After an initial visit to the Hood archives with Atwell, each student was put in charge of an element of the exhibit, which was divided into blazers and dinks, yearbooks and buttons, Hood t-shirts, dining place settings and a photograph display. “We each had a couple things that stood out to us that we really liked that we wanted to include,” Draetta explained.
Gallery management students had a set day for installation where they brought together their archival findings to lay out the exhibit. They organized each detail of the display and were even tasked with leveling and drilling shelves into the gallery walls. “It took a long time,” Draetta said laughing.
“To the point where we left and got dinner and came back and kept hanging shelves,” Rosenberg added.
Draetta’s favorite part of the exhibit is the photos. “It was really cool to look at,” he said. “There are photos from the 1890s when the school was first created. It’s so interesting because the basic structure of the campus hasn’t changed.”
Also included in the exhibit is a makeshift table setting with antique dining hall chairs. “It’s so crazy to think about how the dining hall used to be,” Rosenberg said. “Like how they used to have servers and place settings, and everyone had their own engraved napkin rings, but it’s also the same dining hall we eat in.” To Draetta’s point: “It’s where we have chicken nugget Thursdays.”
The student curators held a reception on Friday, Oct. 13, which students, faculty and Hood alum attended. One attendee, Sara Zimmerman '62, pointed herself out in a few photographs and shared her past experiences as a student.
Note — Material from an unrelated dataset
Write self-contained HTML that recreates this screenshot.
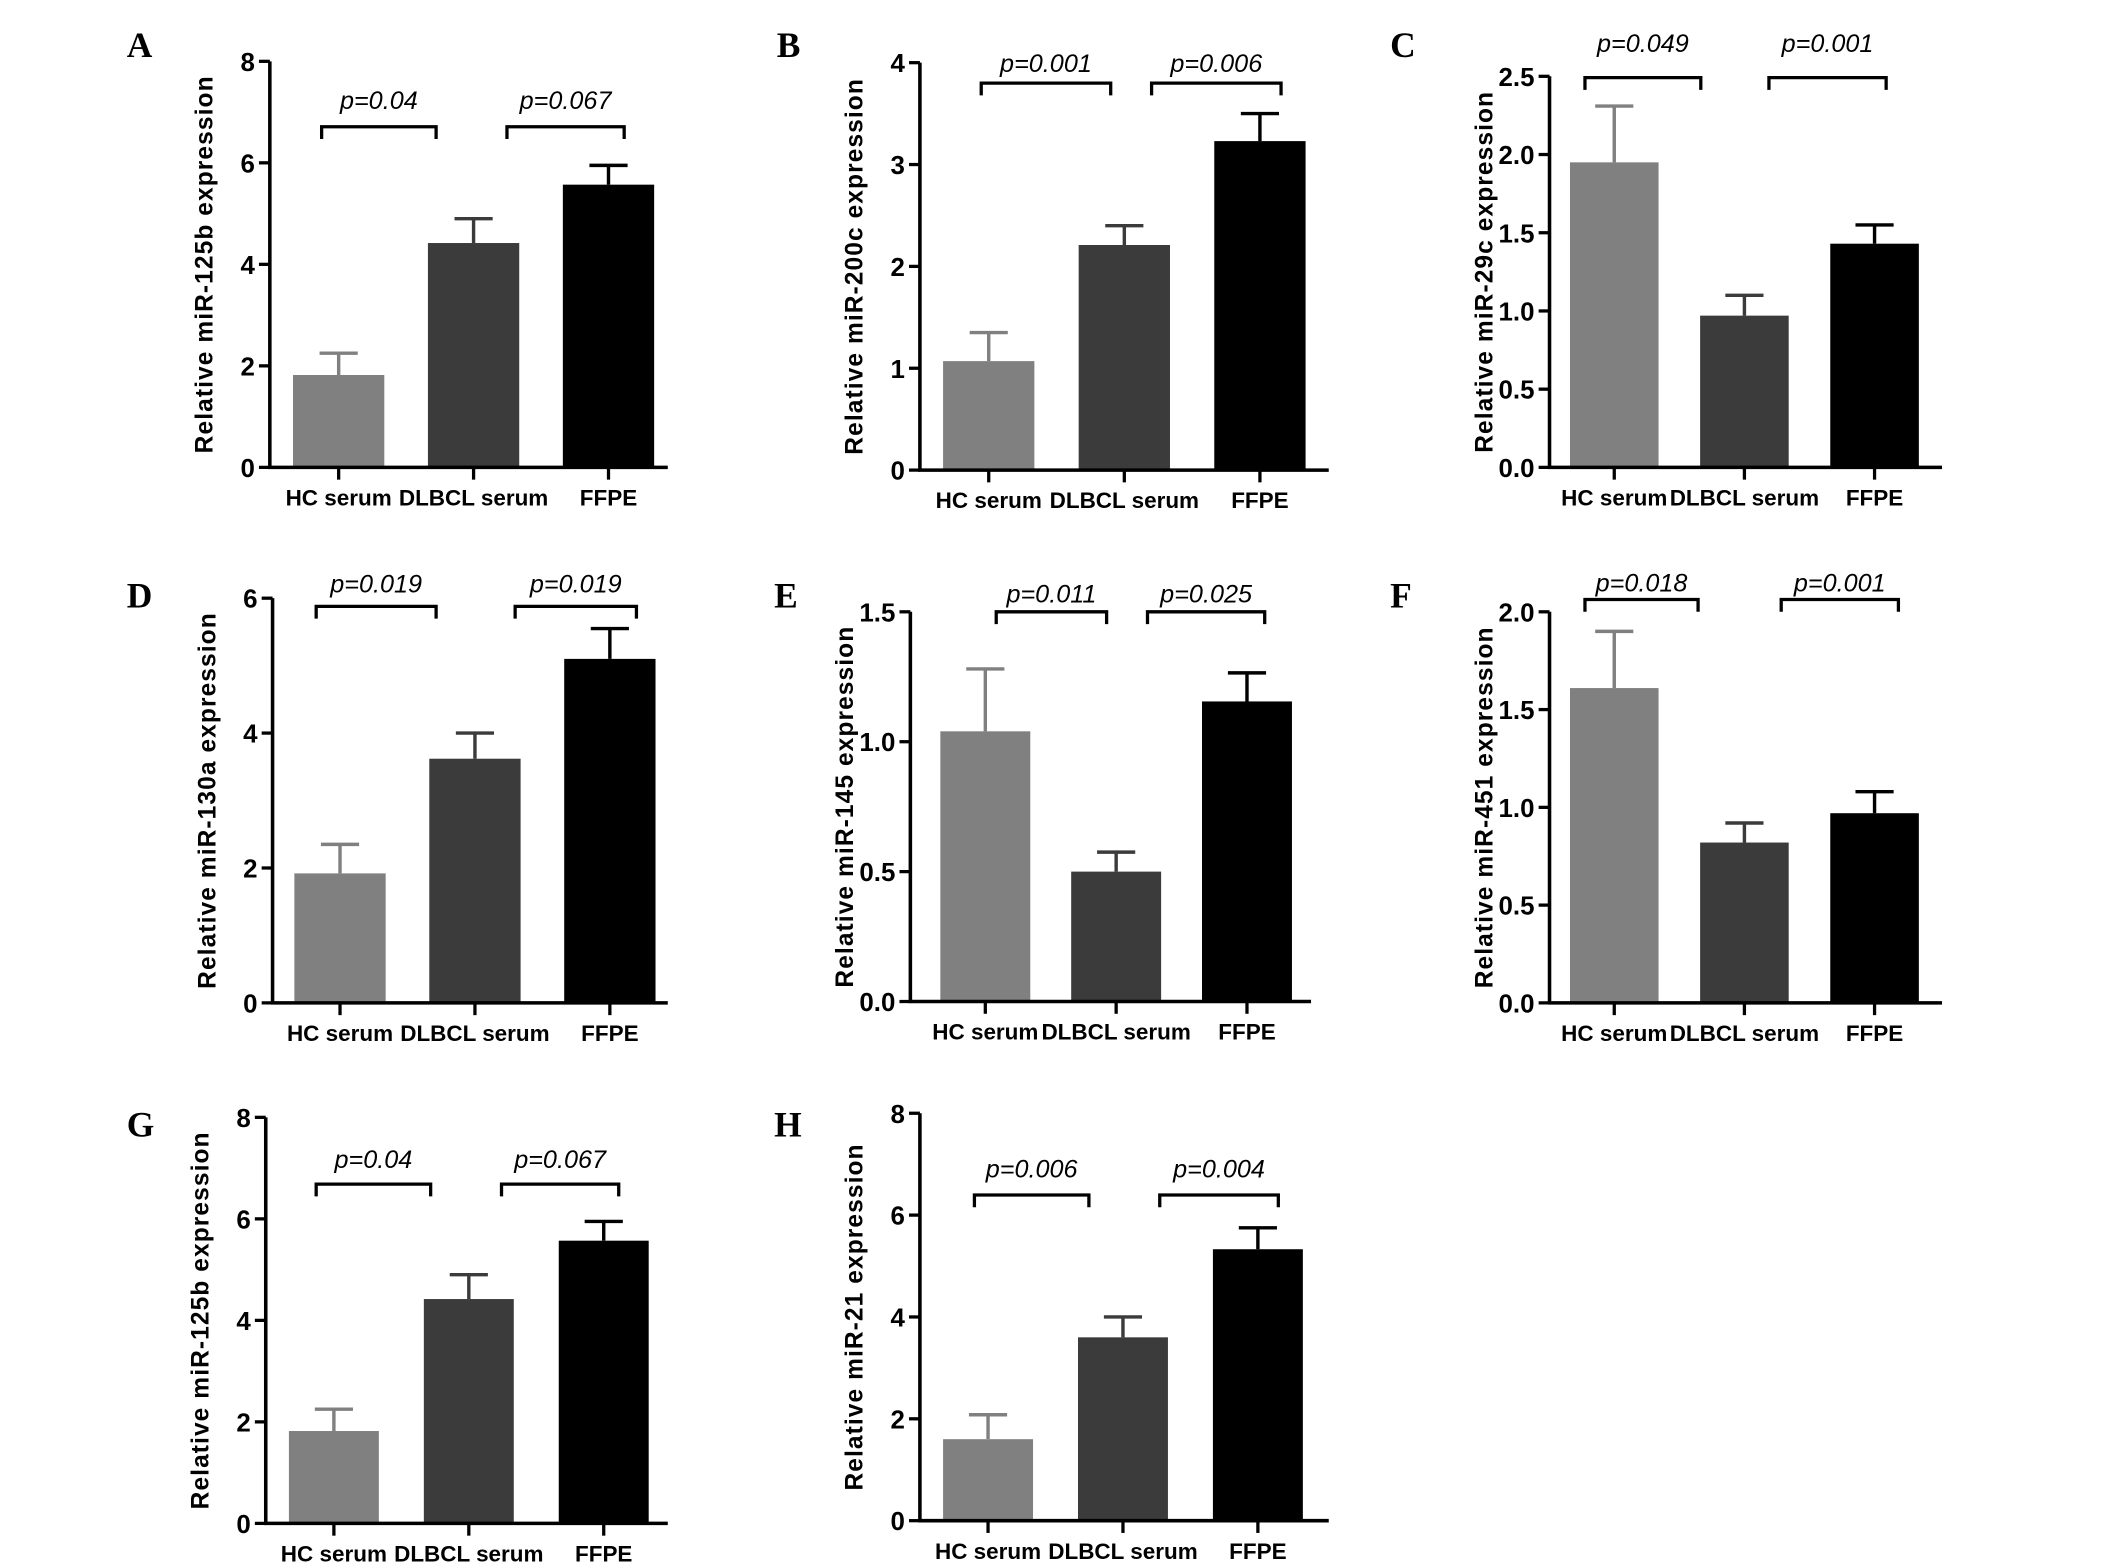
<!DOCTYPE html>
<html><head><meta charset="utf-8"><style>
html,body{margin:0;padding:0;background:#fff;}
svg{display:block;}
</style></head><body>
<svg id="fig" width="2126" height="1567" viewBox="0 0 1560 1150" preserveAspectRatio="none" xmlns="http://www.w3.org/2000/svg"></svg>
<script>
const categories = ["HC serum", "DLBCL serum", "FFPE"];
const panelLetters = ["A","B","C","D","E","F","G","H"];
const yTitles = ["Relative miR-125b expression","Relative miR-200c expression","Relative miR-29c expression","Relative miR-130a expression","Relative miR-145 expression","Relative miR-451 expression","Relative miR-125b expression","Relative miR-21 expression"];
const meanA = [1.82, 4.42, 5.57], errA = [2.25, 4.9, 5.95];
const meanB = [1.07, 2.21, 3.23], errB = [1.35, 2.4, 3.5];
const meanC = [1.95, 0.97, 1.43], errC = [2.31, 1.1, 1.55];
const meanD = [1.92, 3.62, 5.1], errD = [2.35, 4.0, 5.55];
const meanE = [1.04, 0.5, 1.155], errE = [1.28, 0.575, 1.265];
const meanF = [1.61, 0.82, 0.97], errF = [1.9, 0.92, 1.08];
const meanG = [1.82, 4.42, 5.57], errG = [2.25, 4.9, 5.95];
const meanH = [1.6, 3.6, 5.33], errH = [2.08, 4.0, 5.75];
const ticksA = ["0","2","4","6","8"], ticksB = ["0","1","2","3","4"], ticksC = ["0.0","0.5","1.0","1.5","2.0","2.5"];
const ticksD = ["0","2","4","6"], ticksE = ["0.0","0.5","1.0","1.5"], ticksF = ["0.0","0.5","1.0","1.5","2.0"];
const pLeft = ["p=0.04","p=0.001","p=0.049","p=0.019","p=0.011","p=0.018","p=0.04","p=0.006"];
const pRight = ["p=0.067","p=0.006","p=0.001","p=0.019","p=0.025","p=0.001","p=0.067","p=0.004"];

const means=[meanA,meanB,meanC,meanD,meanE,meanF,meanG,meanH];
const errs=[errA,errB,errC,errD,errE,errF,errG,errH];
const ticks=[ticksA,ticksB,ticksC,ticksD,ticksE,ticksF,ticksA,ticksA];
const L=[
 {ax:198,y0:343,yt:45,xe:490,b0:215,bs:99,bw:67,lx:93,ly:42,by:93,lb:[236,320],rb:[372,458],py:73},
 {ax:675,y0:345,yt:46,xe:975,b0:692,bs:99.5,bw:67,lx:570,ly:42,by:61,lb:[720,815],rb:[845,940],py:46},
 {ax:1137,y0:343,yt:56,xe:1425,b0:1152,bs:95.5,bw:65,lx:1020,ly:42,by:57,lb:[1163,1248],rb:[1298,1384],py:31},
 {ax:200,y0:736,yt:439,xe:490,b0:216,bs:99,bw:67,lx:93,ly:446,by:445,lb:[232,320],rb:[378,467],py:428},
 {ax:668,y0:735,yt:449,xe:962,b0:690,bs:96,bw:66,lx:568,ly:446,by:449,lb:[731,812],rb:[842,928],py:435},
 {ax:1137,y0:736,yt:449,xe:1425,b0:1152,bs:95.5,bw:65,lx:1020,ly:446,by:440,lb:[1163,1246],rb:[1307,1393],py:427},
 {ax:195,y0:1118,yt:820,xe:490,b0:212,bs:99,bw:66,lx:93,ly:834,by:869,lb:[232,316],rb:[368,454],py:850},
 {ax:675,y0:1116,yt:817,xe:975,b0:692,bs:99,bw:66,lx:568,ly:834,by:877,lb:[715,799],rb:[851,938],py:857}
];
const colors=["#808080","#3b3b3b","#000000"];
const svg=document.getElementById('fig');
const NS="http://www.w3.org/2000/svg";
function mk(tag,attrs,parent){const e=document.createElementNS(NS,tag);for(const k in attrs)e.setAttribute(k,attrs[k]);(parent||svg).appendChild(e);return e;}
for(let p=0;p<8;p++){
 const c=L[p];
 const g=mk('g',{});
 
 
 const tk=ticks[p];const ymax=parseFloat(tk[tk.length-1]);
 const y=v=>c.y0-(v/ymax)*(c.y0-c.yt);
 const cx=i=>c.b0+i*c.bs+c.bw/2;
 const lt=mk('text',{x:c.lx,y:c.ly,'font-family':'Liberation Serif, serif','font-weight':'bold','font-size':26},g);
 lt.textContent=panelLetters[p];
 
 
 for(let i=0;i<3;i++){
  const top=y(means[p][i]), et=y(errs[p][i]);
  const r=mk('rect',{x:c.b0+i*c.bs,y:top,width:c.bw,height:c.y0-top,fill:colors[i]},g);
  
  
  const eb=mk('path',{d:`M${cx(i)},${top} V${et} M${cx(i)-14},${et} H${cx(i)+14}`,stroke:colors[i],'stroke-width':2.5,fill:'none'},g);
  
  
 }
 const ax=mk('path',{d:`M${c.ax},${c.yt} V${c.y0} H${c.xe}`,stroke:'#000','stroke-width':2.6,fill:'none'},g);
 
 
 tk.forEach(t=>{
  const yy=y(parseFloat(t));
  mk('line',{x1:c.ax-8,x2:c.ax,y1:yy,y2:yy,stroke:'#000','stroke-width':2.4},g);
  const tt=mk('text',{x:c.ax-11,y:yy+7,'text-anchor':'end','font-family':'Liberation Sans, sans-serif','font-weight':'bold','font-size':19},g);
  tt.textContent=t;
  
  
 });
 for(let i=0;i<3;i++){
  mk('line',{x1:cx(i),x2:cx(i),y1:c.y0,y2:c.y0+9,stroke:'#000','stroke-width':2.4},g);
  const xt=mk('text',{x:cx(i),y:c.y0+28,'text-anchor':'middle','font-family':'Liberation Sans, sans-serif','font-weight':'bold','font-size':16.5},g);
  xt.textContent=categories[i];
  
  
 }
 const yl=mk('text',{x:0,y:0,transform:`translate(${c.ax-42},${(c.y0+c.yt)/2}) rotate(-90)`,'text-anchor':'middle','font-family':'Liberation Sans, sans-serif','font-weight':'bold','font-size':18,'letter-spacing':'0.8'},g);
 yl.textContent=yTitles[p];
 
 
 [[c.lb,pLeft[p]],[c.rb,pRight[p]]].forEach(([b,txt])=>{
  const br=mk('path',{d:`M${b[0]},${c.by+9} V${c.by} H${b[1]} V${c.by+9}`,stroke:'#000','stroke-width':2.4,fill:'none'},g);
  
  
  const pt=mk('text',{x:(b[0]+b[1])/2,y:c.py+7,'text-anchor':'middle','font-family':'Liberation Sans, sans-serif','font-style':'italic','font-size':18.5},g);
  pt.textContent=txt;
  
  
 });
}
</script>
</body></html>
Zimmerman explained that while working as a server in the dining hall, students were uniformed in starched white coats and weren’t allowed to wear pants. She admitted to Rosenberg that she had been scolded on multiple occasions for rolling up her pants in an attempt at passing them off as a skirt. Ultimately, she was told to go back home and change. “It was so nice to be able to connect with people who were actually in these photos,” Rosenberg noted.
Kern already has ideas for upcoming exhibits, potentially delving into the yearbook archives by printing past covers and pages on large paper to be put on display. “That is the fun of running a gallery,” she said. “There are many ideas we can pursue to feature in the gallery. [There is] always fun in planning and thinking up new ideas for exhibitions.”
"Class from the Past" is available for viewing in the Whitaker Campus Center gallery until Nov. 10.